Comme les institutions gouvernantes du Royaume-Uni qui se divisent en deux – « the dignified and the efficient » –, The Crown se scinde entre la flatterie et la réalité de la monarchie anglaise. Et il semble que ce soit aux spectatrices et aux spectateurs, avatars du peuple, de savoir quoi en retenir. Et surtout, si elles et ils veulent y croire ou non.
1 The Crown must always win.
2 Who wants transparency when you can have magic? Who wants prose, when you can have poetry? Pull away the veil and what are you left with? An ordinary young woman of modest ability and little imagination. Wrap her up like this and anoint her with oil and hey, presto — what do you have? A goddess.
3 Our very own goddess.
4 To do nothing is the hardest job of all. To be impartial is not natural. People will always want you to frown or smile – and the minute you do, you will have declared a point of view. And that’s the one thing, as sovereign, you cannot do.
5 She turned us all on our heads. And barely opened her mouth in the process.
6 We all have to accept our limitations in life.
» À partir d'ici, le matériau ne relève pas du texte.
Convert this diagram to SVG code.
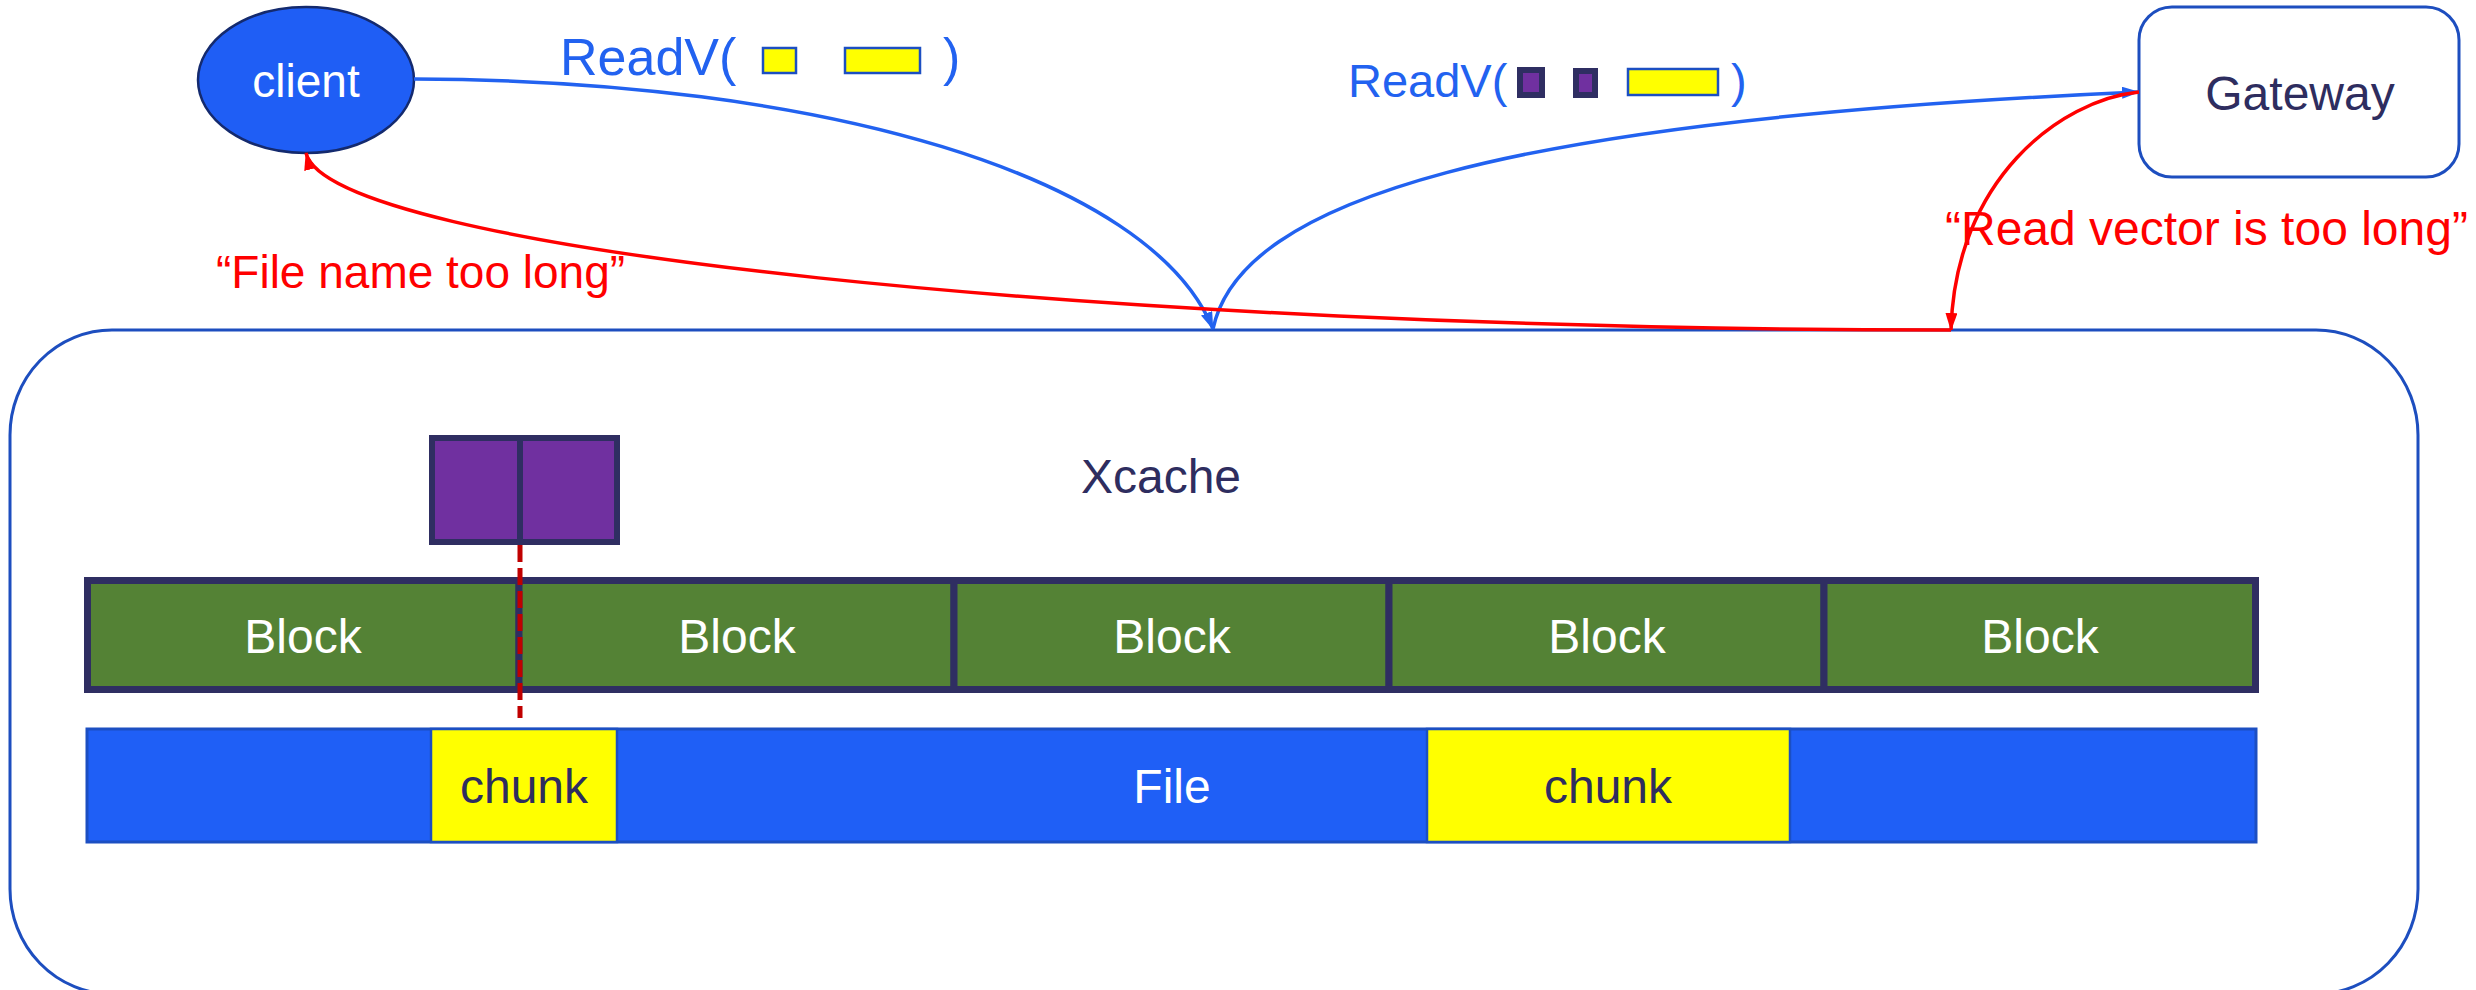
<svg xmlns="http://www.w3.org/2000/svg" width="2476" height="990" viewBox="0 0 2476 990">
<style>
text{font-family:"Liberation Sans",Arial,sans-serif;}
.navy{fill:#2e2d5f;}
.white{fill:#ffffff;}
.blueT{fill:#2262f0;}
.redT{fill:#ff0000;}
.block{fill:#548235;stroke:#2f2e62;stroke-width:7;}
.purple{fill:#7030a0;stroke:#2f2e62;stroke-width:6;}
.yel{fill:#ffff00;stroke:#1c4fc2;stroke-width:2.5;}
.bc{fill:none;stroke:#2262f0;stroke-width:3.5;}
.rc{fill:none;stroke:#ff0000;stroke-width:3.5;}
</style>
<defs>
<marker id="ab" markerUnits="userSpaceOnUse" markerWidth="18" markerHeight="12" refX="17" refY="6" orient="auto"><path d="M0,0 L18,6 L0,12 z" fill="#2262f0"/></marker>
<marker id="ar" markerUnits="userSpaceOnUse" markerWidth="18" markerHeight="12" refX="17" refY="6" orient="auto"><path d="M0,0 L18,6 L0,12 z" fill="#ff0000"/></marker>
</defs>

<g id="xcache">
<rect x="10" y="330" width="2408" height="664" rx="102" ry="105" fill="#ffffff" stroke="#1d4ebf" stroke-width="3"/>
<text x="1161" y="493" font-size="48" text-anchor="middle" class="navy">Xcache</text>
</g>

<g id="blocks">
<g id="block1"><rect class="block" x="87.5" y="580.5" width="431.5" height="109"/><text x="303" y="653" font-size="48" text-anchor="middle" class="white">Block</text></g>
<g id="block2"><rect class="block" x="519" y="580.5" width="435" height="109"/><text x="737" y="653" font-size="48" text-anchor="middle" class="white">Block</text></g>
<g id="block3"><rect class="block" x="954" y="580.5" width="435" height="109"/><text x="1172" y="653" font-size="48" text-anchor="middle" class="white">Block</text></g>
<g id="block4"><rect class="block" x="1389" y="580.5" width="435" height="109"/><text x="1607" y="653" font-size="48" text-anchor="middle" class="white">Block</text></g>
<g id="block5"><rect class="block" x="1824" y="580.5" width="431.5" height="109"/><text x="2040" y="653" font-size="48" text-anchor="middle" class="white">Block</text></g>
</g>

<g id="file">
<rect x="87" y="729" width="2169" height="113" fill="#1f5ff6" stroke="#1c4fc2" stroke-width="3"/>
<text x="1172" y="803" font-size="48" text-anchor="middle" class="white">File</text>
</g>
<g id="chunk1">
<rect class="yel" x="431" y="729" width="186" height="113"/>
<text x="524" y="803" font-size="48" text-anchor="middle" class="navy">chunk</text>
</g>
<g id="chunk2">
<rect class="yel" x="1427" y="729" width="363" height="113"/>
<text x="1608" y="803" font-size="48" text-anchor="middle" class="navy">chunk</text>
</g>

<g id="request-pair">
<rect class="purple" x="432" y="438" width="88" height="104"/>
<rect class="purple" x="520" y="438" width="97" height="104"/>
<line x1="520" y1="545" x2="520" y2="718" stroke="#c00000" stroke-width="5" stroke-dasharray="17 6"/>
</g>

<g id="client">
<ellipse cx="306" cy="80" rx="108" ry="73" fill="#1f5ef5" stroke="#142a6e" stroke-width="2.5"/>
<text x="306" y="97" font-size="46" text-anchor="middle" class="white">client</text>
</g>

<g id="gateway">
<rect x="2139" y="7" width="320" height="170" rx="33" ry="33" fill="#ffffff" stroke="#1d4ebf" stroke-width="3"/>
<text x="2300" y="110" font-size="48" text-anchor="middle" class="navy">Gateway</text>
</g>

<g id="connectors">
<path class="bc" d="M414,79 C820,80 1150,175 1213,329" marker-end="url(#ab)"/>
<path class="bc" d="M1213,329 C1240,200 1500,120 2139,92" marker-end="url(#ab)"/>
<path class="rc" d="M2139,92 C2060,100 1955,180 1951,330" marker-end="url(#ar)"/>
<path class="rc" d="M1951,330 C1100,330 330,250 306,153" marker-end="url(#ar)"/>
</g>

<g id="labels">
<text x="560" y="75" font-size="52" class="blueT">ReadV(</text>
<rect class="yel" x="763" y="48" width="33" height="25"/>
<rect class="yel" x="845" y="48" width="75" height="25"/>
<text x="943" y="75" font-size="52" class="blueT">)</text>

<text x="1348" y="97" font-size="47" class="blueT">ReadV(</text>
<rect class="purple" x="1520" y="70" width="22" height="25"/>
<rect class="purple" x="1576" y="71" width="19" height="24"/>
<rect class="yel" x="1628" y="69" width="90" height="26"/>
<text x="1731" y="97" font-size="47" class="blueT">)</text>

<text x="216" y="288" font-size="46" class="redT">“File name too long”</text>
<text x="1945" y="245" font-size="48" class="redT">“Read vector is too long”</text>
</g>
</svg>
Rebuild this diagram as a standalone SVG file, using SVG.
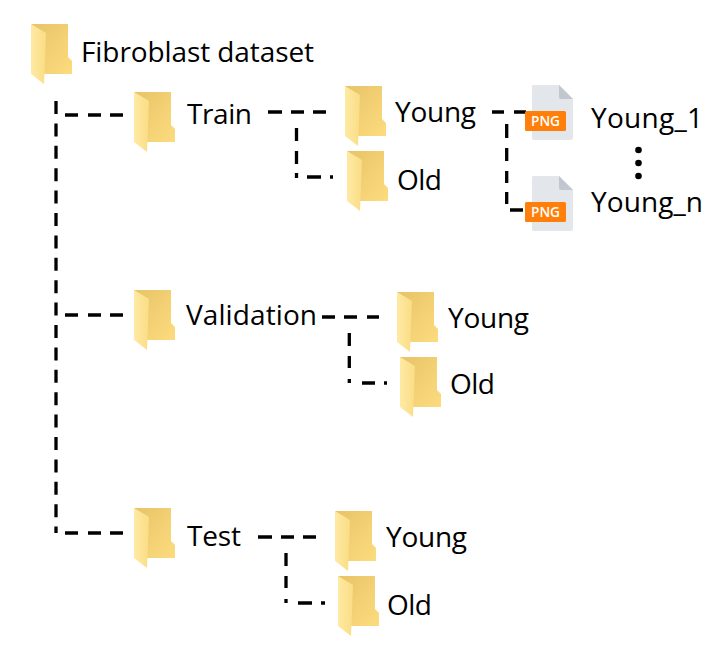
<svg xmlns="http://www.w3.org/2000/svg" width="725" height="650" viewBox="0 0 725 650">
<style>
.t{font-family:"Open Sans","Noto Sans",sans-serif;font-size:28px;fill:#000}
.c{fill:none;stroke:#000;stroke-width:3.300}
.png{font-family:"Open Sans","Noto Sans",sans-serif;font-size:14.500px;font-weight:600;fill:#fff}
</style>
<defs>
<linearGradient id="b" x1="0" y1="0" x2="1" y2="1"><stop offset="0" stop-color="#e8c368"/><stop offset="1" stop-color="#fcdc7e"/></linearGradient>
<linearGradient id="f" x1="0" y1="0" x2="1" y2="0"><stop offset="0" stop-color="#ffeaa4"/><stop offset="1" stop-color="#fadd85"/></linearGradient>
<symbol id="folder" width="42" height="61" viewBox="0 0 42 61" overflow="visible">
<path d="M0 0H37V33L41 37V50H13Z" fill="url(#b)"/>
<path d="M0 0L15 9L13 60L0 50Z" fill="url(#f)"/>
</symbol>
<symbol id="pngicon" width="48" height="56" viewBox="0 0 48 56" overflow="visible">
<path d="M7 1Q7 0 9 0H34L48 14V53Q48 55 46 55H9Q7 55 7 53Z" fill="#e3e7eb"/>
<path d="M34 0L48 14H36Q34 14 34 12Z" fill="#c1c7cf"/>
<rect x="0" y="26" width="41" height="20" rx="1.500" fill="#ff7f0a"/>
<text x="6" y="41" class="png" textLength="29" lengthAdjust="spacingAndGlyphs">PNG</text>
</symbol>
</defs>
<g id="connectors" class="c">
<path d="M56 101V533" stroke-dasharray="13 9.400"/>
<path d="M65 115H78M88 115H101M110 115H123M65 315H78M88 315H101M110 315H123M65 533H78M88 533H101M110 533H123"/>
<path d="M268 112H282M291 112H304M313 112H326M296.500 128V141M296.500 151V164M296.500 173V178M307 177H321M330 177H333"/>
<path d="M492 112H504M514 112H526M506.700 124V138M506.700 148V161M506.700 171V183M506.700 192V204M510 210H523"/>
<path d="M322 317H335M344 317H357M367 317H379M349.300 333V346M349.300 356V368M349.300 379V383M362 383H375M384 383H387"/>
<path d="M258 537H272M281 537H294M303 537H316M286 553V566M286 576V588M286 599V603M298 603H312M321 603H325"/>
</g>
<g id="dots" fill="#000"><circle cx="638.500" cy="150" r="3.300"/><circle cx="638.500" cy="163" r="3.300"/><circle cx="638.500" cy="176" r="3.300"/></g>
<g id="root"><use href="#folder" x="31" y="24"/><text class="t" x="81" y="62" textLength="233">Fibroblast dataset</text></g>
<g id="train"><use href="#folder" x="134" y="92"/><text class="t" x="187" y="124" textLength="65">Train</text></g>
<g id="train-young"><use href="#folder" x="345" y="86"/><text class="t" x="395" y="122" textLength="81">Young</text></g>
<g id="train-old"><use href="#folder" x="347" y="151"/><text class="t" x="397" y="190" textLength="45">Old</text></g>
<g id="young-1"><use href="#pngicon" x="525" y="85"/><text class="t" x="591" y="128" textLength="112">Young_1</text></g>
<g id="young-n"><use href="#pngicon" x="525" y="176"/><text class="t" x="591" y="212" textLength="112">Young_n</text></g>
<g id="validation"><use href="#folder" x="134" y="290"/><text class="t" x="186" y="325" textLength="131">Validation</text></g>
<g id="validation-young"><use href="#folder" x="397" y="292"/><text class="t" x="448" y="328" textLength="81">Young</text></g>
<g id="validation-old"><use href="#folder" x="400" y="357"/><text class="t" x="450" y="394" textLength="45">Old</text></g>
<g id="test"><use href="#folder" x="134" y="508"/><text class="t" x="187" y="546" textLength="54">Test</text></g>
<g id="test-young"><use href="#folder" x="335" y="511"/><text class="t" x="386" y="547" textLength="81">Young</text></g>
<g id="test-old"><use href="#folder" x="338" y="576"/><text class="t" x="387" y="615" textLength="45">Old</text></g>
</svg>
7 The dignified gives significance and legitimacy to the efficient and is answerable only to God. […] Two institutions, Crown and government, the dignified and the efficient, only work when they support each other. When they trust one another.
8 Nothing change in the court of Saint James.
9 It’s not a hat, it’s a crown.
10 Death to the imperialist.
11 Britain and the West despise Arabs.
12 The artist either win or loses.
13 – So, will we be engaged in flattery or reality? Are you going to paint me as a cherub or a bulldog? – I imagine there are a great number of Mr. Churchills. – Yes, indeed there are. Well, as you search for him, perhaps I can implore you not to feel the need to be too accurate. – Why? Accuracy is truth. – No. For accuracy, we have the camera. Painting is the higher art. I paint a bit myself, you know. – Yes, sir, I know. – And I never let accuracy get in the way of truth if I don’t want it to. If I see some landscape I like, and I wish there wasn’t a factory in the background, I leave the factory out.